(Records)

* * *

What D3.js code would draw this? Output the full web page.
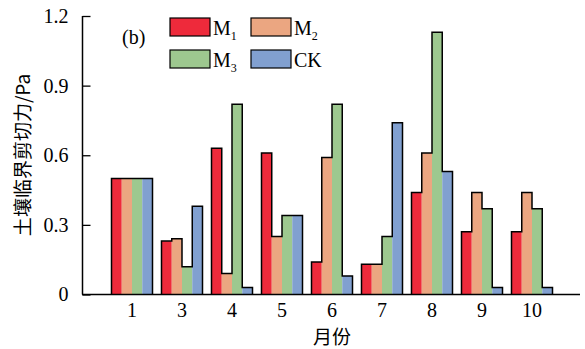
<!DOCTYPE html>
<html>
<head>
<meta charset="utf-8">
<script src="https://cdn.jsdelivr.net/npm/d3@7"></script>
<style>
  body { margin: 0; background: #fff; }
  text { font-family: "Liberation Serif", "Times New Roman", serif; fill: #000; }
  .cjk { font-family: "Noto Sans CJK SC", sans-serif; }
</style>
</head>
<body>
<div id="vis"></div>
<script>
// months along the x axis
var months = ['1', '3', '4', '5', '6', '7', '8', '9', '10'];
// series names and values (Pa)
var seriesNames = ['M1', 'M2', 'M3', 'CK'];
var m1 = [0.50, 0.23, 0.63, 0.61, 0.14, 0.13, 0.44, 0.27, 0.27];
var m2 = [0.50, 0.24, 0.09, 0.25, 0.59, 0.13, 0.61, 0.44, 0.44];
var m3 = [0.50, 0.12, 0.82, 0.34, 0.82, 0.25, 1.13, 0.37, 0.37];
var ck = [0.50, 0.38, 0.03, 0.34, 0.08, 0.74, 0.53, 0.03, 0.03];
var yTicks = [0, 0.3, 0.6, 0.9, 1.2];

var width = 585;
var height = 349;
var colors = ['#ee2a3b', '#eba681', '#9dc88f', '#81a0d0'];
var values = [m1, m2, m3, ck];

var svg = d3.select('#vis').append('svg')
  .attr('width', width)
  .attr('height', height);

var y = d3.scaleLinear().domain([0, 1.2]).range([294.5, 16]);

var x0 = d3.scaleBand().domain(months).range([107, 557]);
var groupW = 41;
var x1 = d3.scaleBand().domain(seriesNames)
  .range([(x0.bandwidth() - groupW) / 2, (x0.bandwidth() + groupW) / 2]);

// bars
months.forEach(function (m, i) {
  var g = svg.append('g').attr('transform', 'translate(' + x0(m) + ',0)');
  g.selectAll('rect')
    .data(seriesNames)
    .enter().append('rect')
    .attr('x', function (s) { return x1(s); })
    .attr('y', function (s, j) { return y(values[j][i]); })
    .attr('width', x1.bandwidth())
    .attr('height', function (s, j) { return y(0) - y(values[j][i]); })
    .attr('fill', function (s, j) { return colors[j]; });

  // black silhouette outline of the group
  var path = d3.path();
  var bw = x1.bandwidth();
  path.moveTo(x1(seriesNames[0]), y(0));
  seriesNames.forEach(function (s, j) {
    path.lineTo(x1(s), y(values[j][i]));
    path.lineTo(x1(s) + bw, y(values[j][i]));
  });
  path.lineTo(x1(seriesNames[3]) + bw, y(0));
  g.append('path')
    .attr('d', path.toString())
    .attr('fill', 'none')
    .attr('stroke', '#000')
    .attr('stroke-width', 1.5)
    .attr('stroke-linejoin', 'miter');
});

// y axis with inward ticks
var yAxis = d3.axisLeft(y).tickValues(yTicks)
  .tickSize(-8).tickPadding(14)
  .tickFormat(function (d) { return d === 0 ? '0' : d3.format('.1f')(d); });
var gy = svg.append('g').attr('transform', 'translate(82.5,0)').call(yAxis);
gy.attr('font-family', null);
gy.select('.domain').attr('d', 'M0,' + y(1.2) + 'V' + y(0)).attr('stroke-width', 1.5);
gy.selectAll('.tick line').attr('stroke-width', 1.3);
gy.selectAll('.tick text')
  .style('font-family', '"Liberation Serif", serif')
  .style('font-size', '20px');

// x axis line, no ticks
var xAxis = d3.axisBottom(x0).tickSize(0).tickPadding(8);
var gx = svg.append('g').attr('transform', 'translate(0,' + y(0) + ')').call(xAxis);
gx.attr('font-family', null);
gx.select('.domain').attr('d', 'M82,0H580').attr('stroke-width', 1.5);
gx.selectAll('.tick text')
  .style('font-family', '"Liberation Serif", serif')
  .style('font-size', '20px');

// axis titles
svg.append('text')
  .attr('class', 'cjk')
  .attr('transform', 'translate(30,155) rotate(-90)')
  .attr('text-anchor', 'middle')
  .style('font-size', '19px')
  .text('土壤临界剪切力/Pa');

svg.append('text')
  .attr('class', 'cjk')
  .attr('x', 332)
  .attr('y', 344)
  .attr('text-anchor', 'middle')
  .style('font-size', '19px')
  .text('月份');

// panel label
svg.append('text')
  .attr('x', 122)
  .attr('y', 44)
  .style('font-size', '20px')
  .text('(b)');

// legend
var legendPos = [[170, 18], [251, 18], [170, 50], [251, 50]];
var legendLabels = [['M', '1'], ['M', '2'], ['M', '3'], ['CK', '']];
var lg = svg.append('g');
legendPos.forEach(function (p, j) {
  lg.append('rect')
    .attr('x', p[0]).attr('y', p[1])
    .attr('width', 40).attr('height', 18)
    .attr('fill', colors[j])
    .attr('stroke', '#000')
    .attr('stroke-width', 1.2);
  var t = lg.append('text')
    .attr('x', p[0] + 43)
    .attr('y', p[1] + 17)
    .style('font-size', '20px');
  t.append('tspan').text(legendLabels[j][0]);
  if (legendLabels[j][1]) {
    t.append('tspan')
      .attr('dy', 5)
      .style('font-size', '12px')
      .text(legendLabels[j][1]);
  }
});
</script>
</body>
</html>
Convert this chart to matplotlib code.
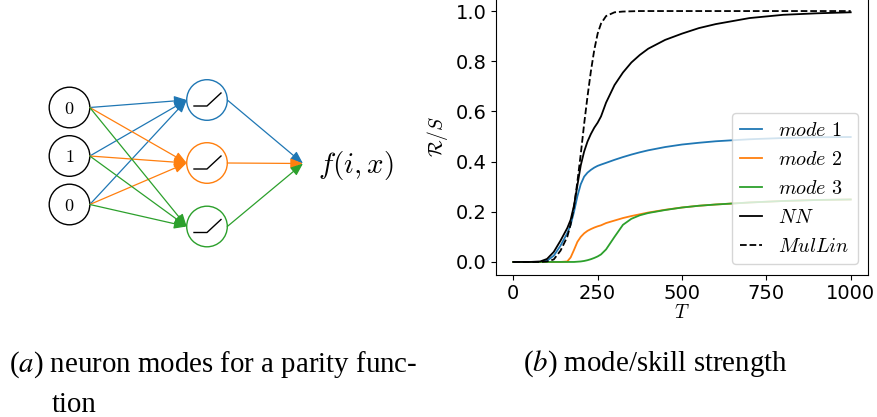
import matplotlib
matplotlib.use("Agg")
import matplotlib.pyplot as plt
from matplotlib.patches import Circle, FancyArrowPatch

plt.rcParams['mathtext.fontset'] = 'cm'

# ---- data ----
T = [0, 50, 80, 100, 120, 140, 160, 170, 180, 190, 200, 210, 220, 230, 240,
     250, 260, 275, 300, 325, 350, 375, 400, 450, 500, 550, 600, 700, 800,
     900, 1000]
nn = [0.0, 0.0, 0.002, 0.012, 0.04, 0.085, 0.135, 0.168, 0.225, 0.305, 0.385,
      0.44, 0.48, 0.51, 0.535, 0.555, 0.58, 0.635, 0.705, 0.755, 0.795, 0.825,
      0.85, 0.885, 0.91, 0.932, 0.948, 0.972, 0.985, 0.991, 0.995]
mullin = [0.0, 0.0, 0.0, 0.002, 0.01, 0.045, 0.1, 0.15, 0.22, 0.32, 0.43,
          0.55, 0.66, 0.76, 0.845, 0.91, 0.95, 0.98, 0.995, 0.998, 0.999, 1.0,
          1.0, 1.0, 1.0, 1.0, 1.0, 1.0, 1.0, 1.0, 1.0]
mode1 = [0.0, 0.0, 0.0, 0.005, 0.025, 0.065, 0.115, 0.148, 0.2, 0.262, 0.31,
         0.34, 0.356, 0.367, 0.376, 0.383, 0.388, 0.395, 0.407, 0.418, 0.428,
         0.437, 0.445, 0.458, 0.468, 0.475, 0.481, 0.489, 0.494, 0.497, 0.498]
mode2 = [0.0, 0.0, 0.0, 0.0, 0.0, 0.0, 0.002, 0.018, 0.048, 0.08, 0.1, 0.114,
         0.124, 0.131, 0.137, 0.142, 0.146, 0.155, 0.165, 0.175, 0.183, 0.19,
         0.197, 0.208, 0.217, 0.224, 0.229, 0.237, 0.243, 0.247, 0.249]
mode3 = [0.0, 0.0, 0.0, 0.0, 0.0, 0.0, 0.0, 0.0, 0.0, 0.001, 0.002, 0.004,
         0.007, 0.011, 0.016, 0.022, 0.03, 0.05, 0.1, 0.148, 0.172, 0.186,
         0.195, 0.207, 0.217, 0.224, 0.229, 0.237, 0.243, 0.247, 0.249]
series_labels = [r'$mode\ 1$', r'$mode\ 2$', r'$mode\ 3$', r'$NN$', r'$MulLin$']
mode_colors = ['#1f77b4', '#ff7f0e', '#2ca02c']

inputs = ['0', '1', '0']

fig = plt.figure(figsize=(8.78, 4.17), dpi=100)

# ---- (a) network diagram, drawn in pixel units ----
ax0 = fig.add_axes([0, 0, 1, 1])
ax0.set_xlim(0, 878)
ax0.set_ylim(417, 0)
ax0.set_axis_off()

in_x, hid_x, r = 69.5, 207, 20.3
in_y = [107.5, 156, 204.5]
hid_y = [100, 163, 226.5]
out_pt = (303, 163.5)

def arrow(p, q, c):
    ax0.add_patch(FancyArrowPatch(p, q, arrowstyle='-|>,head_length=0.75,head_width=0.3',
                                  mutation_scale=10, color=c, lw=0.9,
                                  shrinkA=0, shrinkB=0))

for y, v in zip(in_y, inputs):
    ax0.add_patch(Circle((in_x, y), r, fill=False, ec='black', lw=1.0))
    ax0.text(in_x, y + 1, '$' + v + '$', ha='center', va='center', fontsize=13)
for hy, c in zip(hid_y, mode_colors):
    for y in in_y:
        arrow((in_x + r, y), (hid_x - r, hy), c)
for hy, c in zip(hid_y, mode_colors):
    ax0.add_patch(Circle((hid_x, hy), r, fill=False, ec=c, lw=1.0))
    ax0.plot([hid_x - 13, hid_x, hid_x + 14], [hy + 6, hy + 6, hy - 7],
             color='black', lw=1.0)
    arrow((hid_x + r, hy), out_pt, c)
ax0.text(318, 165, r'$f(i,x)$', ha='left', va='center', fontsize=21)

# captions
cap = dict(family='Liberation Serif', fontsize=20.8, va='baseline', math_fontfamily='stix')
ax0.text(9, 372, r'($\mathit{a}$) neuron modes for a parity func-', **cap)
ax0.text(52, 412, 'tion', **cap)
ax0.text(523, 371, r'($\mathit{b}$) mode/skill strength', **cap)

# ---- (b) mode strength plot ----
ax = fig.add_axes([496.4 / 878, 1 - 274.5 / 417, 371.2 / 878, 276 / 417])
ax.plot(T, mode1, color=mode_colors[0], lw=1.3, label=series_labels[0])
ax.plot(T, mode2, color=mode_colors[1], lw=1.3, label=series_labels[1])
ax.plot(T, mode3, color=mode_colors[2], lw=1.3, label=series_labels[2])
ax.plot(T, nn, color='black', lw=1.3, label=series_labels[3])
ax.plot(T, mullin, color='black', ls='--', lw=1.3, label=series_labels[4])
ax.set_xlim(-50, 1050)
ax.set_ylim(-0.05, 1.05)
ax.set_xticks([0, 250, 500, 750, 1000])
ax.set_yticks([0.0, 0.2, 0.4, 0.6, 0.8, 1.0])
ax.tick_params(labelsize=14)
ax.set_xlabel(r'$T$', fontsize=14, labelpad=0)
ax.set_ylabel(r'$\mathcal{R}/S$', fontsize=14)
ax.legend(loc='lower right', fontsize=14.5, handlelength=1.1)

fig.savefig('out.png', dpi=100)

* * *

AIM OF THE TASK
Using the entries above, transcribe every line from the line containing "Convert this chart to matplotlib code." through the line containing "plt.rcParams['mathtext.fontset'] = 'cm'". Do not copy pictures.

THE COMPLETED TASK
Convert this chart to matplotlib code.
import matplotlib
matplotlib.use("Agg")
import matplotlib.pyplot as plt
from matplotlib.patches import Circle, FancyArrowPatch

plt.rcParams['mathtext.fontset'] = 'cm'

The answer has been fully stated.